Adding those two statistics together with the fact that LNG carriers’ capacities have grown by an average of more than 40% shows clearly how quantities of LNG delivered per vessel have risen significantly during the last few decades.
In real terms, the transportation cost per MMBtu is roughly 20% less now than it was 20 years ago.
Here’s an example. A 3000-mile voyage that cost around US$0.90 MMBtu in 1995 would today cost US$0.70 MMBtu. In 1995, the spot prices of gas in Asia averaged US$5 per MMBtu. Today those prices are in the vicinity of US$10. Thus, we see the influence of transportation cost on the landed LNG price. Costs have reduced considerably.
And still, despite these improvements on cost effectiveness coming from the shipping side, shipowners are repeatedly being asked to assume more risk with fewer returns.
Given the market landscape, owners are not saying 'no' to lowered rates but instead have to take smaller margins with a dim hope that the market may be different in five or seven years’ time when their current charters expire.
Why should the industry be concerned?
Is there cause for concern? Surely low cost makes LNG competitive with other commodities?
The simple answer is: it would be, but we must take into account the fact that LNG shipping’s continuation depends on its safety record.
Current low charter rates will inevitably translate to a drawdown in shipowner investment, both in ship maintenance and personnel. Both of those outcomes pose a threat to safety.
For an industry that prides itself on its excellent safety record, this should be unacceptable.
Any degradation of the industry’s safety record makes it more difficult for every other part of the supply chain to find success, from permitting through to local objections for both new and existing projects.

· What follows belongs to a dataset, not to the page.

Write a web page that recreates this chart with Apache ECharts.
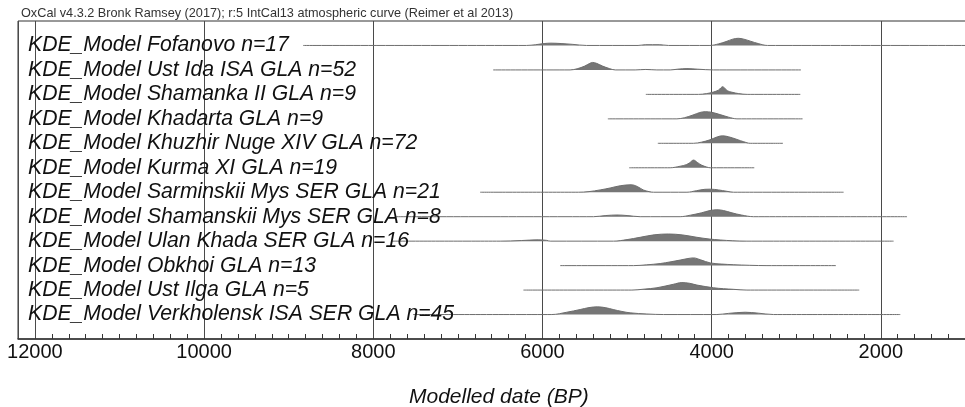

The current LNG carrier fleet is comprised of about 500 ships on the water with a further 100 ships on order. Shipowners will probably add a further 100 ships by 2025, representing about a seven-fold growth in just 25 years.
Discussed ad nauseum by LNG analysts, the reality is no one really knows how the supply and demand picture will shift in the future.
With 30% of LNG production being traded in spot/short-term markets with destination flexibility, it is impossible to predict, which is one reason why we have seen ‘stellar’ spot charter rates over recent weeks.
Can anyone predict the amount of LNG that could be in floating storage? Tonne miles – the distance cargoes need to be moved – have risen, but will those distances continue to increase as more LNG production comes on stream?
Many think the majority of LNG produced in the US Gulf will end up in Asia, some 11,000 miles away. But they will be wrong. Much of the US production will head to South America or Europe which in turn will reduce tonne miles.
2018 has been a record year for non-project LNG orders, and we could see a further 100 orders in the next two years.
So we do not foresee a shortage of tonnage going forward. LNG ship prices have remained steady for the past 18 months and this stability could encourage more speculative orders.